Variability of surface flows on the Sun and the implications for exoplanet detection
Valeri V. Makarov

TL;DR
This study revisits historical solar velocity data with improved modeling, revealing significant variability that impacts the sensitivity and reliability of detecting Earth-like exoplanets via Doppler methods.
Contribution
It introduces a more accurate model for analyzing solar velocity data and demonstrates the variability's implications for exoplanet detection.
Findings
Significant solar velocity variability at 0.1--10 year scales.
Standard deviation of 1.4 m/s in radial velocity.
Reduced sensitivity and increased false positives in exoplanet detection.
Abstract
The published Mount Wilson Doppler-shift measurements of the solar velocity field taken in 1967--1982 are revisited with a more accurate model, which includes two terms representing the meridional flow and three terms corresponding to the convective limb shift.
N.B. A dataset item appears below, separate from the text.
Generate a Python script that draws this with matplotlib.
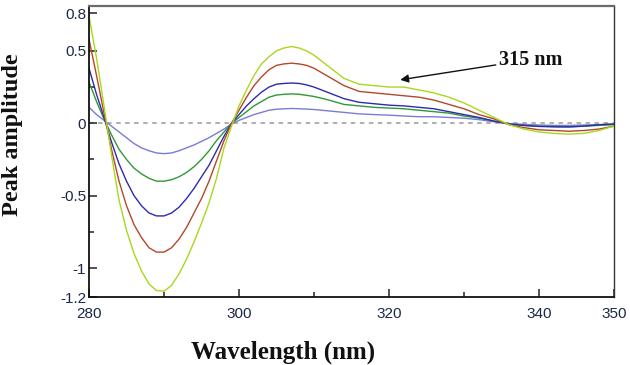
import matplotlib
matplotlib.use("Agg")
import matplotlib.pyplot as plt
from matplotlib.ticker import FixedLocator, FixedFormatter

# ---- data (1 nm up to 312, then 2 nm) ----
wavelength = list(range(280, 313)) + list(range(314, 351, 2))

curve_yellowgreen = [0.74, 0.45, 0.12, -0.22, -0.53, -0.74, -0.90, -1.02, -1.11, -1.155,
                     -1.16, -1.12, -1.04, -0.94, -0.82, -0.69, -0.55, -0.38, -0.17, -0.02,
                     0.12, 0.23, 0.33, 0.41, 0.46, 0.50, 0.52, 0.53, 0.52, 0.50,
                     0.47, 0.43, 0.39,
                     0.31, 0.27, 0.26, 0.25, 0.25, 0.23, 0.21, 0.18, 0.14, 0.09,
                     0.04, -0.01, -0.04, -0.06, -0.07, -0.075, -0.07, -0.05, -0.02]
curve_red = [0.58, 0.33, 0.07, -0.18, -0.40, -0.57, -0.70, -0.79, -0.86, -0.89,
             -0.89, -0.86, -0.80, -0.72, -0.62, -0.52, -0.40, -0.26, -0.12, 0.0,
             0.09, 0.18, 0.26, 0.32, 0.37, 0.40, 0.41, 0.415, 0.41, 0.40,
             0.38, 0.35, 0.32,
             0.26, 0.22, 0.21, 0.20, 0.19, 0.18, 0.16, 0.13, 0.10, 0.06,
             0.03, -0.01, -0.03, -0.045, -0.05, -0.055, -0.05, -0.04, -0.02]
curve_blue = [0.38, 0.20, 0.04, -0.13, -0.28, -0.40, -0.50, -0.57, -0.62, -0.64,
              -0.64, -0.62, -0.58, -0.52, -0.45, -0.37, -0.29, -0.19, -0.09, 0.0,
              0.06, 0.12, 0.17, 0.215, 0.25, 0.27, 0.275, 0.278, 0.275, 0.265,
              0.25, 0.23, 0.21,
              0.17, 0.145, 0.135, 0.125, 0.12, 0.11, 0.10, 0.08, 0.06, 0.04,
              0.015, -0.005, -0.015, -0.022, -0.025, -0.025, -0.02, -0.01, -0.005]
curve_green = [0.285, 0.15, 0.03, -0.08, -0.18, -0.25, -0.31, -0.35, -0.38, -0.40,
               -0.40, -0.39, -0.37, -0.34, -0.30, -0.25, -0.19, -0.12, -0.06, 0.0,
               0.04, 0.08, 0.12, 0.15, 0.18, 0.195, 0.20, 0.203, 0.20, 0.193,
               0.185, 0.173, 0.16,
               0.13, 0.12, 0.11, 0.105, 0.10, 0.09, 0.08, 0.07, 0.05, 0.035,
               0.015, -0.005, -0.015, -0.02, -0.022, -0.025, -0.02, -0.015, -0.01]
curve_purple = [0.11, 0.06, 0.02, -0.02, -0.06, -0.10, -0.14, -0.17, -0.19, -0.205,
                -0.21, -0.205, -0.19, -0.17, -0.15, -0.125, -0.10, -0.07, -0.04, -0.005,
                0.02, 0.04, 0.06, 0.075, 0.09, 0.097, 0.10, 0.102, 0.10, 0.098,
                0.095, 0.09, 0.085,
                0.075, 0.065, 0.06, 0.056, 0.05, 0.045, 0.045, 0.04, 0.035, 0.025,
                0.01, -0.002, -0.008, -0.012, -0.015, -0.015, -0.012, -0.01, -0.005]

y_ticks_major = [-1.2, -1.0, -0.5, 0.0, 0.5, 0.76]
y_labels_major = ["-1.2", "-1", "-0.5", "0", "0.5", "0.8"]
y_ticks_minor = [-0.75, -0.25, 0.25]
x_ticks_major = [280, 300, 320, 340, 350]
x_ticks_minor = [290, 310, 330]

# ---- figure ----
fig = plt.figure(figsize=(6.3, 3.65), dpi=100)
ax = fig.add_axes([0.1413, 0.1863, 0.8333, 0.7973])

ax.axhline(0, color="#a8a8a8", lw=1.3, ls=(0, (2.5, 2.5)), zorder=1)

series = [
    (curve_purple, "#7b7bd6"),
    (curve_green, "#2f9a34"),
    (curve_blue, "#2b2bb0"),
    (curve_red, "#b4472b"),
    (curve_yellowgreen, "#a8d81c"),
]
for vals, col in series:
    ax.plot(wavelength, vals, color=col, lw=1.0, zorder=2)

ax.set_xlim(280, 350)
ax.set_ylim(-1.2, 0.81)

tick_col = "#1c2848"
ax.yaxis.set_major_locator(FixedLocator(y_ticks_major))
ax.yaxis.set_major_formatter(FixedFormatter(y_labels_major))
ax.yaxis.set_minor_locator(FixedLocator(y_ticks_minor))
ax.xaxis.set_major_locator(FixedLocator(x_ticks_major))
ax.xaxis.set_minor_locator(FixedLocator(x_ticks_minor))

ax.tick_params(which="major", direction="in", length=6, width=1.2, color="#333333",
               labelsize=11, labelcolor=tick_col, pad=2)
ax.tick_params(which="minor", direction="in", length=3.5, width=1.2, color="#333333")
for lab in ax.get_xticklabels() + ax.get_yticklabels():
    lab.set_family("Liberation Sans")
ax.tick_params(axis="x", which="major", pad=7)

for side in ("left", "bottom"):
    ax.spines[side].set_color("#111111")
    ax.spines[side].set_linewidth(1.3)
ax.spines["top"].set_color("#6a6a6a")
ax.spines["top"].set_linewidth(1.6)
ax.spines["right"].set_color("#333333")
ax.spines["right"].set_linewidth(1.0)

serif = ["Liberation Serif", "DejaVu Serif"]
fig.text(0.02, 1 - 135 / 365, "Peak amplitude", rotation=90, ha="center", va="center",
         family=serif, fontweight="bold", fontsize=17.5, color="#111111")
fig.text(283 / 630, 1 - 352 / 365, "Wavelength (nm)", ha="center", va="center",
         family=serif, fontweight="bold", fontsize=18, color="#111111")

ax.annotate("315 nm", xy=(321.5, 0.30), xytext=(334.6, 0.44),
            ha="left", va="center", family=serif, fontweight="bold", fontsize=14.5,
            color="#111111",
            arrowprops=dict(arrowstyle="-|>", color="#111111", lw=1.0,
                            mutation_scale=12, shrinkA=0, shrinkB=0))

fig.savefig("out.png", dpi=100)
Integration of the recomputed data over the visible hemisphere reveals significant variability of the net radial velocity at characteristic time scales of 0.1--10 years, with a standard deviation of 1.4 \ms. This result is supported by independent published observations. The implications for exoplanet detection include reduced sensitivity of the Doppler method to Earth-like planets in the habitable zone, and an elevated probability of false detections at periods of a few to several years.